Archie and Doris Ichida fell in love when Archie was a World War II serviceman.
"On his leave he used to come over and we used to go out dancing. Those were the days," says Doris.
For 60 years they made their home in Hawaii, but as it does for all of us, old age caught up with them, and it became necessary to move to an assisted living facility near their children. It put a financial burden on them and their daughters.
But the burden was lifted when their daughter, by chance, spotted an article in the paper about Veterans' Aid and Attendance.
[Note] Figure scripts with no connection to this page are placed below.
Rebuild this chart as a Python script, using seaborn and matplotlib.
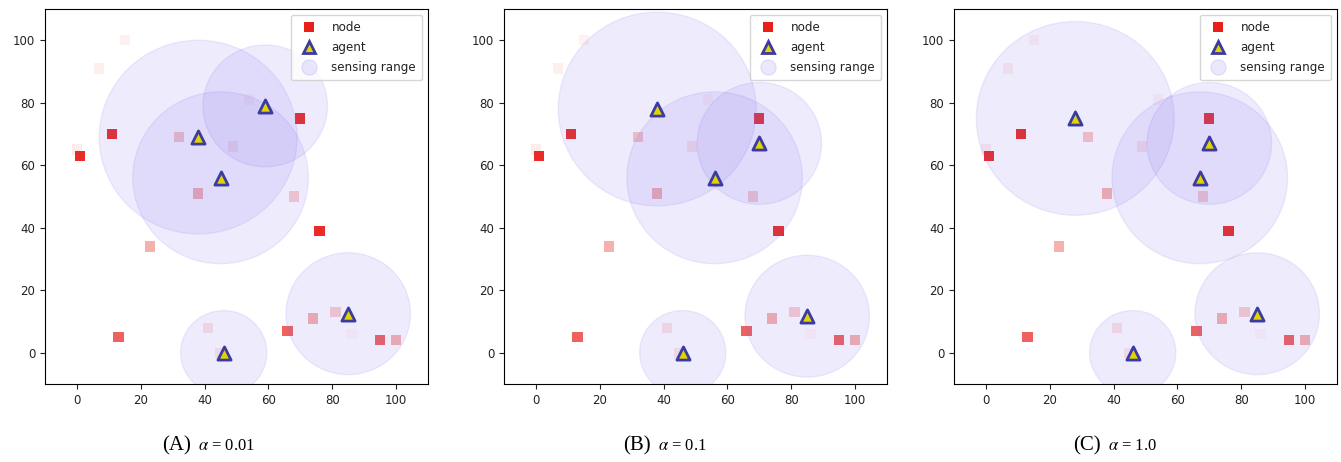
import matplotlib
matplotlib.use("Agg")
import matplotlib.pyplot as plt
import seaborn as sns
import pandas as pd
from matplotlib.patches import Circle
from matplotlib.lines import Line2D

# nodes are the same in all three runs
node_x = [1, 0, 11, 7, 15, 32, 38, 49, 54, 70, 68, 76, 23, 13, 41, 45, 66, 74, 81, 95, 100, 86]
node_y = [63, 65, 70, 91, 100, 69, 51, 66, 81, 75, 50, 39, 34, 5, 8, 0, 7, 11, 13, 4, 4, 6]
node_alpha = [0.95, 0.08, 0.95, 0.07, 0.06, 0.25, 0.35, 0.1, 0.05, 0.95, 0.22, 0.95,
              0.35, 0.7, 0.12, 0.1, 0.7, 0.35, 0.22, 0.7, 0.35, 0.04]

# sensing radius of each agent
sensing_r = [31, 27.5, 19.5, 13.5, 19.5]

# agent positions for each alpha
agent_x_a = [38, 45, 59, 46, 85]
agent_y_a = [69, 56, 79, 0, 12.5]
agent_x_b = [38, 56, 70, 46, 85]
agent_y_b = [78, 56, 67, 0, 11.7]
agent_x_c = [28, 67, 70, 46, 85]
agent_y_c = [75, 56, 67, 0, 12.5]

panel_labels = ["(A)", "(B)", "(C)"]
alpha_labels = ["0.01", "0.1", "1.0"]
ticks = [0, 20, 40, 60, 80, 100]

node_color = "#e8201a"
agent_face = "#e2d400"
agent_edge = "#3b3ba0"
range_color = "#7b68ee"

nodes = pd.DataFrame({"x": node_x, "y": node_y, "id": range(len(node_x))})
node_pal = {i: matplotlib.colors.to_rgba(node_color, a) for i, a in enumerate(node_alpha)}

agents = [(agent_x_a, agent_y_a), (agent_x_b, agent_y_b), (agent_x_c, agent_y_c)]

fig = plt.figure(figsize=(13.41, 4.62), dpi=100)
lefts = [45, 504, 954]
W, H = 1341, 462

for k in range(3):
    ax = fig.add_axes([lefts[k] / W, (H - 384) / H, 383 / W, 375 / H])
    sns.scatterplot(data=nodes, x="x", y="y", hue="id", palette=node_pal, marker="s",
                    s=55, linewidth=0, legend=False, ax=ax, zorder=1)
    ax_x, ax_y = agents[k]
    for cx, cy, r in zip(ax_x, ax_y, sensing_r):
        ax.add_patch(Circle((cx, cy), r, facecolor=range_color, edgecolor=range_color,
                            alpha=0.12, linewidth=1, zorder=2))
    sns.scatterplot(x=ax_x, y=ax_y, marker="^", s=90, color=agent_face,
                    edgecolor=agent_edge, linewidth=2, ax=ax, zorder=3, legend=False)
    ax.set_xlim(-10, 110)
    ax.set_ylim(-10, 110)
    ax.set_xticks(ticks)
    ax.set_yticks(ticks)
    ax.tick_params(labelsize=8.5, colors="#222222")
    ax.set_xlabel("")
    ax.set_ylabel("")

    handles = [
        Line2D([], [], marker="s", linestyle="none", markersize=7, color=node_color,
               markeredgewidth=0),
        Line2D([], [], marker="^", linestyle="none", markersize=9, markerfacecolor=agent_face,
               markeredgecolor=agent_edge, markeredgewidth=2),
        Line2D([], [], marker="o", linestyle="none", markersize=11,
               markerfacecolor=matplotlib.colors.to_rgba(range_color, 0.15),
               markeredgecolor=matplotlib.colors.to_rgba(range_color, 0.15)),
    ]
    ax.legend(handles, ["node", "agent", "sensing range"], loc="upper right", fontsize=8.6,
              handletextpad=0.9, labelspacing=0.6, borderpad=0.5, labelcolor="#222222")

    # caption under the panel
    c = (lefts[k] + 383 / 2 - 29) / W
    fig.text(c - 16 / W, 0.035, panel_labels[k], ha="right", va="center",
             family="Liberation Serif", fontsize=15)
    fig.text(c - 9 / W, 0.035, r"$\alpha$ = " + alpha_labels[k], ha="left", va="center",
             family="Liberation Serif", fontsize=12, math_fontfamily="stix")

fig.savefig("out.png", dpi=100)
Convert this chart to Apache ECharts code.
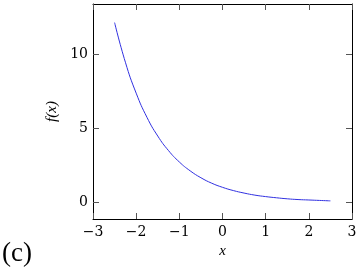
<!DOCTYPE html>
<html>
<head>
<meta charset="utf-8">
<script src="https://cdn.jsdelivr.net/npm/echarts@6/dist/echarts.min.js"></script>
<style>html,body{margin:0;padding:0;background:#fff}#c{width:362px;height:267px}</style>
</head>
<body>
<div id="c"></div>
<script>
var xValues = [-2.5, -2.25, -2.0, -1.75, -1.5, -1.25, -1.0, -0.75, -0.5, -0.25, 0, 0.25, 0.5, 0.75, 1.0, 1.25, 1.5, 1.75, 2.0, 2.25, 2.5];
var yValues = [12.18, 9.49, 7.39, 5.75, 4.48, 3.49, 2.72, 2.12, 1.65, 1.28, 1.0, 0.78, 0.61, 0.47, 0.37, 0.29, 0.22, 0.17, 0.14, 0.11, 0.08];
var xTicks = [-3, -2, -1, 0, 1, 2, 3];
var yTicks = [0, 5, 10];
var panelLabel = '(c)';
var xName = 'x';
var yName = 'f(x)';

var font = 'DejaVu Serif';
var chart = echarts.init(document.getElementById('c'), null, {renderer: 'canvas'});
var data = xValues.map(function (x, i) { return [x, yValues[i]]; });
function fmt(v) { return v < 0 ? '\u2212' + Math.abs(v) : String(v); }

var tickStyle = {show: true, inside: true, length: 6, lineStyle: {color: '#555', width: 1}};
var lineStyle = {show: true, onZero: false, lineStyle: {color: '#000', width: 1}};

chart.setOption({
  animation: false,
  textStyle: {fontFamily: font},
  grid: {left: 93, right: 10, top: 4, bottom: 48, containLabel: false},
  xAxis: [{
    type: 'value', min: -3, max: 3, position: 'bottom',
    axisLine: lineStyle,
    axisTick: Object.assign({}, tickStyle, {customValues: xTicks}),
    axisLabel: {customValues: xTicks, formatter: fmt, fontFamily: font, fontSize: 14, color: '#000', margin: 6},
    splitLine: {show: false},
    name: xName, nameLocation: 'middle', nameGap: 21,
    nameTextStyle: {fontFamily: 'serif', fontStyle: 'italic', fontSize: 15, color: '#000'}
  }, {
    type: 'value', min: -3, max: 3, position: 'top',
    axisLine: lineStyle,
    axisTick: Object.assign({}, tickStyle, {customValues: xTicks}),
    axisLabel: {show: false},
    splitLine: {show: false}
  }],
  yAxis: [{
    type: 'value', min: -1.15, max: 13.44, position: 'left',
    axisLine: lineStyle,
    axisTick: Object.assign({}, tickStyle, {customValues: yTicks}),
    axisLabel: {customValues: yTicks, formatter: fmt, fontFamily: font, fontSize: 14, color: '#000', margin: 5},
    splitLine: {show: false},
    name: yName, nameLocation: 'middle', nameGap: 30, nameRotate: 90,
    nameTextStyle: {fontFamily: 'serif', fontStyle: 'italic', fontSize: 15, color: '#000'}
  }, {
    type: 'value', min: -1.15, max: 13.44, position: 'right',
    axisLine: lineStyle,
    axisTick: Object.assign({}, tickStyle, {customValues: yTicks}),
    axisLabel: {show: false},
    splitLine: {show: false}
  }],
  series: [{
    type: 'line', data: data, xAxisIndex: 0, yAxisIndex: 0,
    smooth: true, showSymbol: false, symbol: 'none',
    lineStyle: {color: '#3030e0', width: 1}
  }],
  graphic: [{
    type: 'text', left: 2, top: 240,
    style: {text: panelLabel, font: '27px "Liberation Serif"', fill: '#000'}
  }]
});
</script>
</body>
</html>
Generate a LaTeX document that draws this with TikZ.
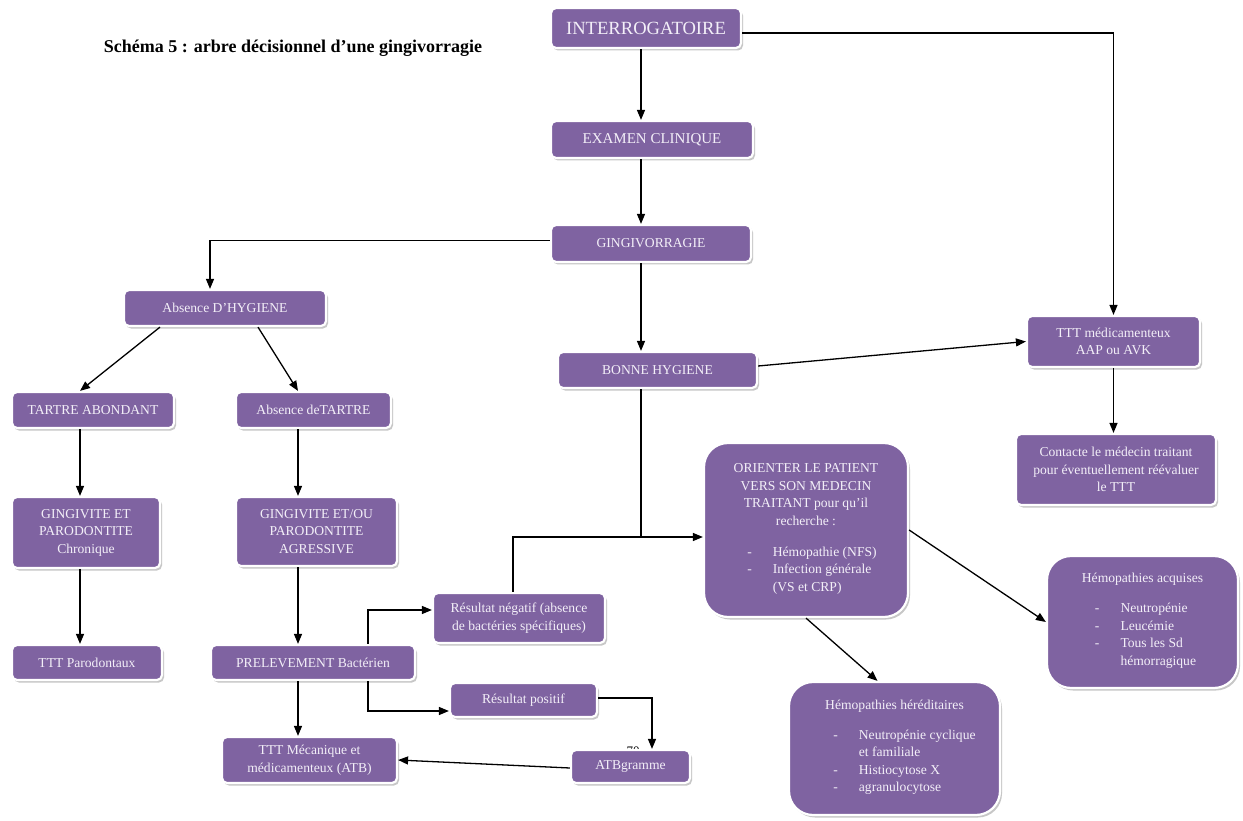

"A couple would be able to receive about $1,800 dollars a month, which is a big chunk of money to offset their costs at an assisted living facility," says daughter Debbie Uchida.
Aid and Attendance is a little known VA benefit that can pay for up to $1,800 dollars a month of assistance for veterans, and the spouses of deceased veterans, who are unable to take care of themselves. The money pays for in-home help, nursing care and can even help with the activities of daily life. It can provide up to $20,000 dollars toward the cost of assisted living facilities.
This government benefit can truly be a financial lifeline, but accessing it can be very challenging. Those who apply for Veterans' Aid and Attendance should expect to run the gauntlet of red tape and misinformation.
"If you're going to walk in the door to do it yourself, good luck, I'll see you in two years," says consultant Debbie Beckert.
Beckert says billions of dollars go unclaimed due to the difficulty of filling out the paperwork, tracking it through the bureaucracy of the VA, and lack of publicity.
"If you served in a time of war, [whether] you saw action or not, if you served during a time of war for 90 days and you have an honorable discharge, then you are eligible for this benefit and people don't know about this because the VA has never made it clear," says Beckert.
Low-income veterans and the spouses of deceased veterans are eligible. Unlike Medi-Cal, you don't have to go broke to qualify.
For the Uchida's, the $1,800 dollars a month they get from Veterans' Aid and Attendance has been an enormous relief, providing a financial cushion as they navigate the shoals of old age together.
"It was the perfect thing. It was exactly what they needed and we could definitely use the help financially to take care of them and make them comfortable for the rest of their lives," says daughter Debbie Uchida.